On 18 April 2001, BC Parks established the 9364 ha South Okanagan Grasslands Protected Area to protect the semi-arid forests and grasslands of the region.

===Parks Canada proposal===
In 2003, Parks Canada and the Government of British Columbia began formally assessing the viability of a national park reserve in the South Okanagan. In 2006, Parks Canada drafted a park concept of 65000 ha in cooperation with the Government of British Columbia and local residents. The same year, the Osoyoos Indian Band of the Okanagan Nation Alliance constructed the Nk'Mip Desert Cultural Centre with the goal of showcasing the cultural heritage of the Okanagan people and promoting conservation efforts in the region.

In 2010, the proposed park was revised down to 28400 ha with a greater emphasis placed on protecting lower elevation grasslands where species diversity is highest and most at risk.

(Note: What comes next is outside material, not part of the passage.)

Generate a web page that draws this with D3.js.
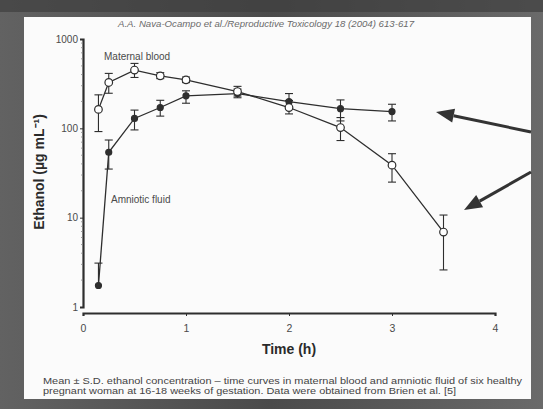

===Memorandum of understanding===
On 3 July 2019, Parks Canada and the Okanagan Nation Alliance signed a memorandum of understanding to formally work toward establishing a national park reserve in the South Okanagan-Similkameen. As of this memorandum, the park reserve encompasses an area of 27300 ha stretching from the southern slopes of Orofino Mountain to the Canada–United States border. In addition, the park reserve would absorb the existing protected areas of South Okanagan Grasslands and Field's Lease.

With the onset of the COVID-19 pandemic in Canada in early 2020, progress in reaching an establishment agreement between senior governments and local First Nations slowed significantly. As of August 2021, negotiations are ongoing.